Starting with the first line of the data below, copy each line up to and including the one containing "var figNumber = '(1)';". Pictures stay out.

→ **Data**
========================================================================

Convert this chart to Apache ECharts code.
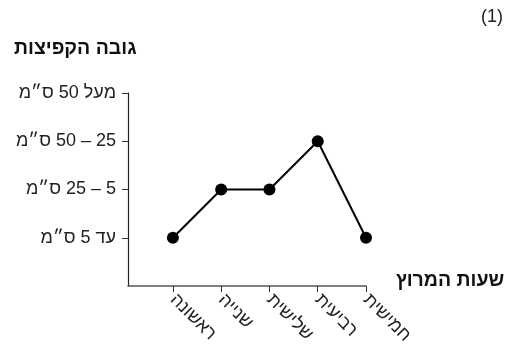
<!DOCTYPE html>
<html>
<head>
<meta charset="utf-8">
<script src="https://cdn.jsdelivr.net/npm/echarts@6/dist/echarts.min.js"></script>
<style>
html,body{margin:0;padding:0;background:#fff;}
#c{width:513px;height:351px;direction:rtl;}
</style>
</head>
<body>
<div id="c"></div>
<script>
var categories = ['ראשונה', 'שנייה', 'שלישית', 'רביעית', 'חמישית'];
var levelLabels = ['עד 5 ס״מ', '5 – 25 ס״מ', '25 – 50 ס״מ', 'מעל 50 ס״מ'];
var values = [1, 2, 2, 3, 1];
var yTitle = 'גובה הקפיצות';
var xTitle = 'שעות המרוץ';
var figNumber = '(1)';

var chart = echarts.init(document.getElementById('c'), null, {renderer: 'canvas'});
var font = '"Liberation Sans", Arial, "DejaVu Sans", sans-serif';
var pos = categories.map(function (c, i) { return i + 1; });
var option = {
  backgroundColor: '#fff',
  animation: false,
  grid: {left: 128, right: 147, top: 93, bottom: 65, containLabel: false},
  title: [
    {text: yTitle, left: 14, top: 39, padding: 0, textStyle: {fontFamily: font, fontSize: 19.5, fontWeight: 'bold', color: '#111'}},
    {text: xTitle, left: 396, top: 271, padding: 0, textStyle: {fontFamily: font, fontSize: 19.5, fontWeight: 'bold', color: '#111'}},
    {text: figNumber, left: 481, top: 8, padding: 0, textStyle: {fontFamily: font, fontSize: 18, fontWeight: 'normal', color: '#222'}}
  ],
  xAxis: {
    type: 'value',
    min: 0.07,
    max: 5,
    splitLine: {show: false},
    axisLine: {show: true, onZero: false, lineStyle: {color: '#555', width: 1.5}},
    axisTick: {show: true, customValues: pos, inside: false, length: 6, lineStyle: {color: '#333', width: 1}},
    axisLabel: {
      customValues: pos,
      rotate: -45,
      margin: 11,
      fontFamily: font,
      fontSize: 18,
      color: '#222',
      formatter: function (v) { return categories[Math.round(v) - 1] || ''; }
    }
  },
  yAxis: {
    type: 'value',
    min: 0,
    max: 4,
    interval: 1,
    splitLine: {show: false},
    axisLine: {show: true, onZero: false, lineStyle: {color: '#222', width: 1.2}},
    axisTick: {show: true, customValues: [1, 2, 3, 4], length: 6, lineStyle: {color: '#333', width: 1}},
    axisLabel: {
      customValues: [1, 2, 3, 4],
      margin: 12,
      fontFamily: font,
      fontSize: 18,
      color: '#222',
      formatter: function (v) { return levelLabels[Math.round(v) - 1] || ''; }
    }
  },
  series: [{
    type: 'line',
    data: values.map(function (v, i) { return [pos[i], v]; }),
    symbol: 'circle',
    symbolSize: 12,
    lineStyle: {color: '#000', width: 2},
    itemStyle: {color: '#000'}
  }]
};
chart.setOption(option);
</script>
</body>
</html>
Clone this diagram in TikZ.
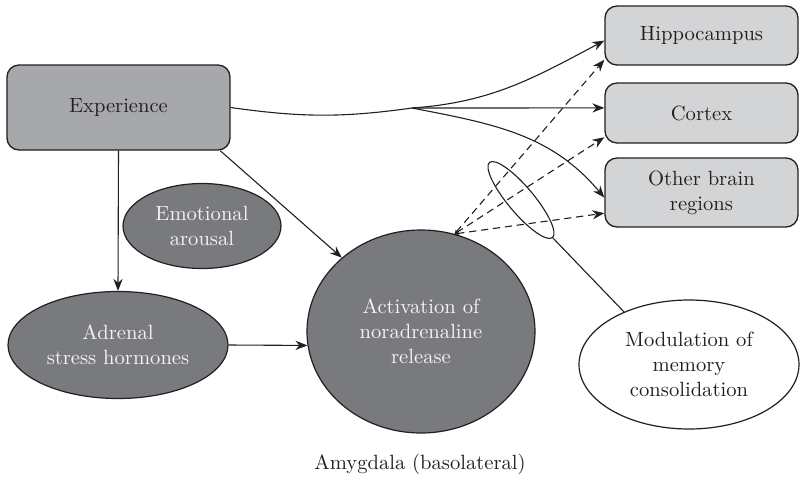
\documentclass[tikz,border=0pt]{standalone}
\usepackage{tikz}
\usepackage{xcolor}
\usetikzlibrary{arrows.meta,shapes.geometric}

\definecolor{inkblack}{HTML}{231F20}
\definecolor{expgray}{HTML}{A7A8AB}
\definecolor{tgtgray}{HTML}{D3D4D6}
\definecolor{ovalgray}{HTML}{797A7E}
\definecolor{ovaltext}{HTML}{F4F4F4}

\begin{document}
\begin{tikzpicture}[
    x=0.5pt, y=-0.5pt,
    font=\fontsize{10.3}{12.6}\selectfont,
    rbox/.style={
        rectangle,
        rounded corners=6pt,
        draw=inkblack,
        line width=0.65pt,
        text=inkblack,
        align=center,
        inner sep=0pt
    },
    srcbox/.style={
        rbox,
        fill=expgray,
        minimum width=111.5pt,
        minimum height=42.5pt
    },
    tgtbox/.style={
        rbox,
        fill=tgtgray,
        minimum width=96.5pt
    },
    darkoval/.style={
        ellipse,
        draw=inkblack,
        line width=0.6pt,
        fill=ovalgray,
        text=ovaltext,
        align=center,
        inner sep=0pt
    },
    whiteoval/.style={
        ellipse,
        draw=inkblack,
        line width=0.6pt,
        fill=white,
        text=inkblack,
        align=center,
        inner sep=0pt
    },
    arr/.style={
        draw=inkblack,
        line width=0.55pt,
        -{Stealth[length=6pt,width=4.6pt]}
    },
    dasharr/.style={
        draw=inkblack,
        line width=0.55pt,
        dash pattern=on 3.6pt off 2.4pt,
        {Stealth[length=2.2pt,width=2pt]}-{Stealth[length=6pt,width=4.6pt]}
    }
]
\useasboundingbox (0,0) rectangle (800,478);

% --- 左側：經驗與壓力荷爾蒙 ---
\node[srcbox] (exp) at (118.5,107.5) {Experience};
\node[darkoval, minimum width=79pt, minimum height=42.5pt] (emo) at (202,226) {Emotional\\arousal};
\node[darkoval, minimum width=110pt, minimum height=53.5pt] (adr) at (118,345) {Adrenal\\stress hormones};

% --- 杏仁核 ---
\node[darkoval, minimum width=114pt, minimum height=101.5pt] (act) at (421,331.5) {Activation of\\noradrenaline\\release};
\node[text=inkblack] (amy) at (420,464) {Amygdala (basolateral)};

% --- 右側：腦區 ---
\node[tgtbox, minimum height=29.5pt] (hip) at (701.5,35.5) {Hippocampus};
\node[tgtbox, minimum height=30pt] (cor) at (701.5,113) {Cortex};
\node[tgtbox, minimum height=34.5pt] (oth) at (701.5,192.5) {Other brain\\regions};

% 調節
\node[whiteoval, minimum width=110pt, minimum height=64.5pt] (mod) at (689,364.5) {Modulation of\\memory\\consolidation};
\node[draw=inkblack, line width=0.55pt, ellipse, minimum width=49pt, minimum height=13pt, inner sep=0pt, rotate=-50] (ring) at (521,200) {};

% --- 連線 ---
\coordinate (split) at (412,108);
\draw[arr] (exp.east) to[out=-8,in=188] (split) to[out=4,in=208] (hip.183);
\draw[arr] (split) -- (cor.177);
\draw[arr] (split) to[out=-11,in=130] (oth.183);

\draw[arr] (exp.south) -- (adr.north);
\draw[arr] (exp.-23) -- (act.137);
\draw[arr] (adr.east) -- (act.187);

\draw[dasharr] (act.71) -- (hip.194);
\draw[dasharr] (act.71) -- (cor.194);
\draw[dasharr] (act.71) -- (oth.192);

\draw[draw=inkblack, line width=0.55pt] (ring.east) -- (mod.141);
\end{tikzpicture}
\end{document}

========================================================================

→ **Output for this exercise**
Convert this chart to Apache ECharts code.
<!DOCTYPE html>
<html>
<head>
<meta charset="utf-8">
<script src="https://cdn.jsdelivr.net/npm/echarts@6/dist/echarts.min.js"></script>
<style>
html,body{margin:0;padding:0;background:#fff;}
#c{width:513px;height:351px;direction:rtl;}
</style>
</head>
<body>
<div id="c"></div>
<script>
var categories = ['ראשונה', 'שנייה', 'שלישית', 'רביעית', 'חמישית'];
var levelLabels = ['עד 5 ס״מ', '5 – 25 ס״מ', '25 – 50 ס״מ', 'מעל 50 ס״מ'];
var values = [1, 2, 2, 3, 1];
var yTitle = 'גובה הקפיצות';
var xTitle = 'שעות המרוץ';
var figNumber = '(1)';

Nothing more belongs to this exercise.